The Bill explores how the agricultural sector can boost productivity and encourage farmers to make environmental improvements once the UK has left the European Union (EU) on 31 January 2020.
Farmers will be given seven years to adjust to the new system, according to the Government, as the new legislation includes a stronger emphasis on land use as well as improvement in the tracing of livestock movements.
This will include factors that maintain high welfare standards as well as rewarding farmers for their contributions to better air and water quality as well as improvements to soil quality and habitats for wildlife. The new system is set to replace the current subsidies system of direct payments, which has been seen to benefit some of the richest farmers.
Theresa Villiers, Secretary of state for the Environment, Food and Rural Affairs called the revised bill “one of the most important environmental reforms for many years” saying the aims are to protect nature as well as helping us meet crucial goals on climate change.
“We will move away from the EU’s bureaucratic common agricultural policy and towards a fairer system which rewards our hard-working farmers for delivering public goods, celebrating their world-leading environmental work and innovative, modern, approach to food production.”

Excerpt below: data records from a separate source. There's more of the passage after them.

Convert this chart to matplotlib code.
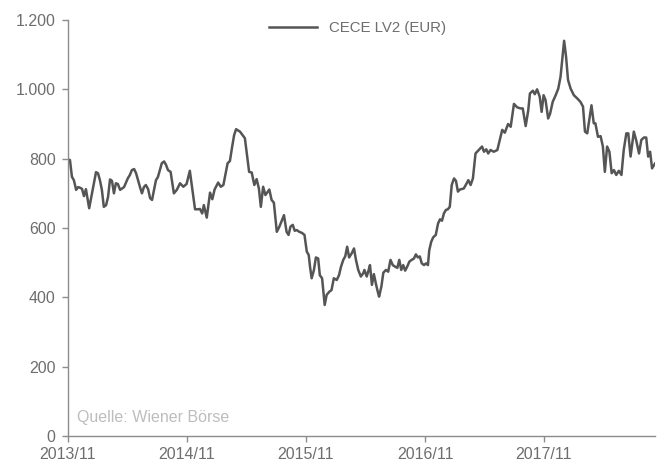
import numpy as np
import pandas as pd
import matplotlib
matplotlib.use('Agg')
import matplotlib.pyplot as plt
import matplotlib.dates as mdates
from matplotlib.ticker import FuncFormatter

plt.rcParams['font.family'] = ['Liberation Sans', 'DejaVu Sans']

# Datos (dias desde 2013-11-01, valor del indice)
inicio = pd.Timestamp('2013-11-01')
dias = [0, 6, 12, 18, 25, 31, 37, 43, 49, 55, 65, 86, 92, 98, 104, 110, 117, 123,
        129, 135, 141, 147, 153, 160, 172, 184, 190, 196, 203, 209, 215, 221, 227,
        233, 239, 246, 252, 258, 264, 270, 276, 282, 288, 295, 301, 307, 315, 325,
        334, 344, 354, 364, 374, 390, 400, 405, 412, 417, 426, 436, 443, 450, 461,
        469, 477, 490, 497, 504, 510, 516, 528, 543, 556, 564, 572, 579, 586, 592,
        599, 606, 618, 625, 632, 641, 649, 657, 663, 671, 677, 683, 690, 696, 702,
        710, 718, 726, 733, 739, 743, 748, 755, 761, 768, 773, 780, 788, 794, 802,
        809, 816, 825, 832, 838, 845, 851, 857, 863, 871, 878, 884, 891, 899, 906,
        910, 917, 923, 927, 933, 939, 945, 951, 955, 962, 968, 976, 983, 990, 997,
        1005, 1011, 1017, 1023, 1029, 1035, 1041, 1048, 1055, 1062, 1068, 1074,
        1080, 1086, 1093, 1099, 1105, 1109, 1115, 1121, 1129, 1136, 1142, 1148,
        1154, 1160, 1166, 1172, 1178, 1185, 1191, 1197, 1203, 1215, 1221, 1229,
        1236, 1243, 1251, 1261, 1271, 1277, 1284, 1290, 1297, 1307, 1318, 1323,
        1333, 1341, 1351, 1359, 1369, 1379, 1389, 1396, 1405, 1413, 1418, 1427,
        1433, 1440, 1448, 1454, 1460, 1466, 1474, 1480, 1488, 1497, 1505, 1512,
        1517, 1523, 1529, 1535, 1543, 1553, 1563, 1573, 1581, 1587, 1594, 1601,
        1607, 1614, 1619, 1627, 1635, 1642, 1648, 1655, 1662, 1669, 1676, 1683,
        1691, 1699, 1706, 1714, 1720, 1727, 1737, 1744, 1753, 1760, 1768, 1775,
        1781, 1787, 1793, 1802]
valores = [798, 796, 748, 738, 710, 718, 716, 713, 692, 712, 657, 761, 758, 738, 710,
           661, 666, 690, 740, 736, 700, 729, 727, 710, 718, 744, 753, 767, 770, 758,
           738, 718, 700, 718, 724, 712, 686, 681, 710, 738, 747, 767, 787, 792, 782,
           767, 762, 700, 710, 729, 719, 727, 765, 654, 654, 655, 642, 666, 630, 702,
           683, 711, 731, 719, 724, 787, 793, 835, 868, 885, 878, 859, 762, 760, 724,
           741, 714, 661, 719, 695, 711, 681, 673, 589, 604, 623, 637, 589, 580, 604,
           609, 592, 594, 589, 586, 580, 532, 522, 488, 455, 479, 515, 512, 464, 455,
           378, 407, 416, 421, 455, 450, 464, 488, 508, 518, 546, 515, 527, 541, 508,
           479, 460, 469, 479, 460, 479, 493, 436, 467, 440, 416, 402, 431, 471, 479,
           474, 508, 493, 488, 485, 508, 479, 493, 477, 488, 503, 508, 512, 524, 515,
           518, 498, 493, 498, 493, 536, 560, 573, 580, 613, 625, 621, 642, 652, 654,
           661, 724, 743, 736, 705, 711, 714, 724, 738, 724, 743, 815, 825, 835, 820,
           827, 815, 825, 820, 825, 844, 883, 875, 900, 892, 958, 948, 945, 945, 894,
           940, 988, 996, 986, 1000, 979, 935, 983, 969, 916, 930, 964, 983, 1002,
           1036, 1084, 1140, 1094, 1027, 1002, 983, 974, 964, 950, 878, 873, 916, 954,
           902, 902, 863, 865, 835, 762, 835, 820, 758, 767, 753, 765, 753, 825, 873,
           873, 806, 878, 854, 815, 854, 861, 861, 806, 820, 772, 786]

fechas = inicio + pd.to_timedelta(dias, unit='D')
xticks = pd.to_datetime(['2013-11-01', '2014-11-01', '2015-11-01', '2016-11-01', '2017-11-01'])
yticks = [0, 200, 400, 600, 800, 1000, 1200]

gris_eje = '#8c8c8c'
gris_txt = '#6e6e6e'

fig = plt.figure(figsize=(6.59, 4.62), dpi=100)
ax = fig.add_axes([68/659, 1-436/462, (655-68)/659, (436-20)/462])
ax.plot(fechas, valores, color='#555555', lw=1.8, label='CECE LV2 (EUR)')

ax.set_xlim(fechas[0], fechas[-1])
ax.set_ylim(0, 1200)
ax.set_xticks(xticks)
ax.xaxis.set_major_formatter(mdates.DateFormatter('%Y/%m'))
ax.set_yticks(yticks)
ax.yaxis.set_major_formatter(FuncFormatter(lambda v, p: f'{int(v):,}'.replace(',', '.')))

for s in ['top', 'right']:
    ax.spines[s].set_visible(False)
for s in ['left', 'bottom']:
    ax.spines[s].set_color(gris_eje)
    ax.spines[s].set_linewidth(1.0)
ax.tick_params(colors=gris_eje, labelcolor=gris_txt, labelsize=11.5, length=4, width=1)
ax.tick_params(axis='y', pad=5)
ax.tick_params(axis='x', pad=4)

ax.text(0.015, 0.045, 'Quelle: Wiener Börse', transform=ax.transAxes,
        color='#bdbdbd', fontsize=11.5, va='center', ha='left')

fig.legend(loc='center', bbox_to_anchor=(0.543, 0.939), frameon=False,
           fontsize=10.8, handlelength=3.2, labelcolor=gris_txt)

fig.savefig('out.png', dpi=100)
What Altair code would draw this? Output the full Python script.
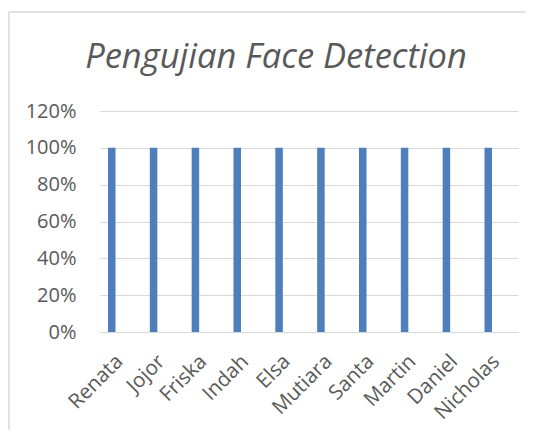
import altair as alt
import pandas as pd

title_text = ["Pengujian Face Detection"]
names = ["Renata", "Jojor", "Friska", "Indah", "Elsa", "Mutiara", "Santa", "Martin", "Daniel", "Nicholas"]
values = [1.0, 1.0, 1.0, 1.0, 1.0, 1.0, 1.0, 1.0, 1.0, 1.0]
y_ticks = [0, 0.2, 0.4, 0.6, 0.8, 1.0, 1.2]

df = pd.DataFrame({"name": names, "value": values})

TEXT = "#595959"
GRID = "#D9D9D9"
FONT = "Open Sans"

bars = alt.Chart(df).mark_bar(color="#4E7FBC").encode(
    x=alt.X("name:N", sort=names, title=None,
            scale=alt.Scale(paddingInner=0.82, paddingOuter=0.406, align=0.235),
            axis=alt.Axis(labelAngle=-45, labelFontSize=20.5, labelColor=TEXT, labelFont=FONT,
                          ticks=False, domainColor=GRID, domainWidth=1, labelPadding=19,
                          labelOffset=1)),
    y=alt.Y("value:Q", title=None,
            scale=alt.Scale(domain=[0, 1.2], nice=False),
            axis=alt.Axis(values=y_ticks, format=".0%", labelFontSize=20, labelColor=TEXT,
                          labelFont=FONT, ticks=False, domain=False, gridColor=GRID,
                          gridWidth=1, labelPadding=24)),
)

one = pd.DataFrame({"t": title_text})
title = alt.Chart(one).mark_text(font=FONT, fontSize=34.5, fontStyle="italic", color=TEXT,
                                 baseline="alphabetic", align="center").encode(
    text="t:N", x=alt.value(176), y=alt.value(-43)
)
left_border = alt.Chart(one).mark_rule(color="#D9D9D9", strokeWidth=1.5).encode(
    x=alt.value(-91), y=alt.value(-99), y2=alt.value(327)
)
top_border = alt.Chart(one).mark_rule(color="#D9D9D9", strokeWidth=1.5).encode(
    x=alt.value(-91), x2=alt.value(426), y=alt.value(-99)
)

chart = alt.layer(bars, title, left_border, top_border).properties(
    width=418, height=221,
    background="white",
    autosize=alt.AutoSizeParams(type="none"),
    padding={"left": 92, "top": 103, "right": 16, "bottom": 98},
).configure_view(stroke=None)

chart.save("out.html", embed_options={"renderer": "svg", "actions": False})
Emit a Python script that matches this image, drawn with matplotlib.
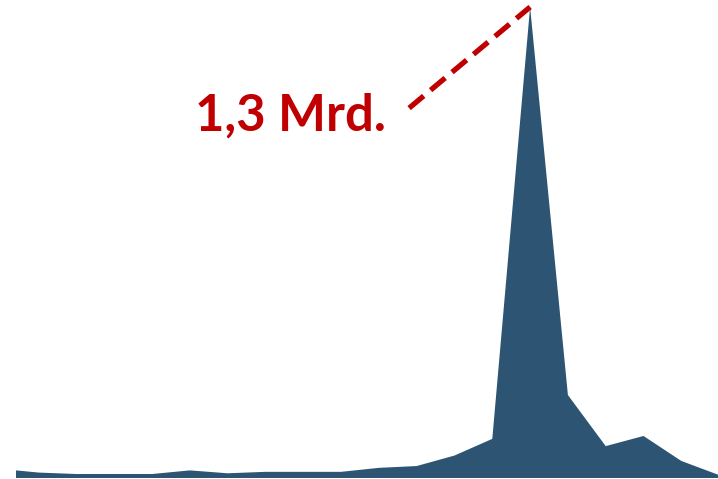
import matplotlib
matplotlib.use("Agg")
import matplotlib.pyplot as plt
import numpy as np

# Data (millions)
periods = list(range(20))
values = [25, 15, 11, 11, 11, 21, 13, 17, 17, 17, 28, 33, 62, 108, 1300, 229, 88, 116, 47, 8]
label = "1,3 Mrd."

fill_color = "#2D5573"
red = "#C00000"

fig = plt.figure(figsize=(7.18, 4.79), dpi=100)
ax = fig.add_axes([16/718, 1/479, (718-16)/718, 478/479])
ax.fill_between(periods, values, 0, color=fill_color, linewidth=0)
ax.set_xlim(0.402, 18.97)
ax.set_ylim(0, 1300*478/471)
ax.axis("off")

peak_i = int(np.argmax(values))
peak_v = values[peak_i]
ax.plot([10.80, peak_i], [1021, peak_v], color=red, lw=3.8,
        linestyle=(0, (3.6, 1.7)), solid_capstyle="butt", dash_capstyle="butt",
        clip_on=False)
ax.text(10.18, 960, label, color=red, fontsize=36.5, fontweight="bold",
        family="Lato", ha="right", va="baseline")

fig.savefig("out.png", dpi=100)
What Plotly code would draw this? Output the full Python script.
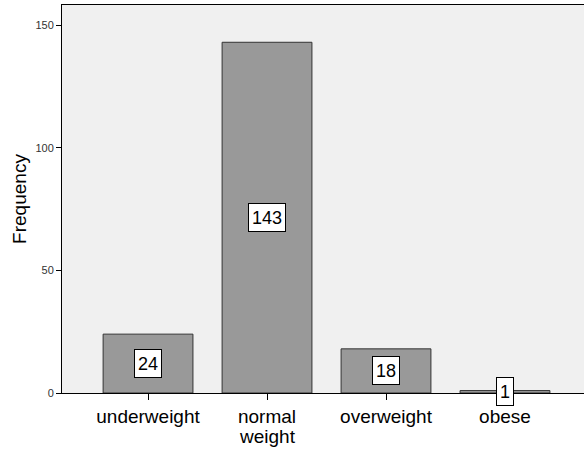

However, one point in the legislation that may bring concern to many famers is there is no binding commitment to prevent trade deals being agreed that allow the import of food produced at lower standards than those demanded of British farmers.
This had been one of the key demands that British farmers had following Brexit as they could be undercut by cheap imports from the US and Asia where there are much lower food safety and animal welfare regulations.
This was backed up by comments made by Minette Batters, President of the NFU, who stated “Farmers across the country still want to see legislation underpinning the government’s assurances that they will not allow the imports of food produced to standards that would be illegal here through future trade deals. We will continue to press the government to introduce a standards commission as a matter of priority to oversee and advise on future food trade policy and negotiations.”
Martin Johnson, Manager at Milsted Langdon, said: “The long-awaited new Agriculture Bill provides clarity to farmers and those in the agriculture industry about the future of Government funding. However, there will be concerns from farmers that the bill does not go far enough with regards to a binding agreement on the standards of food imports.”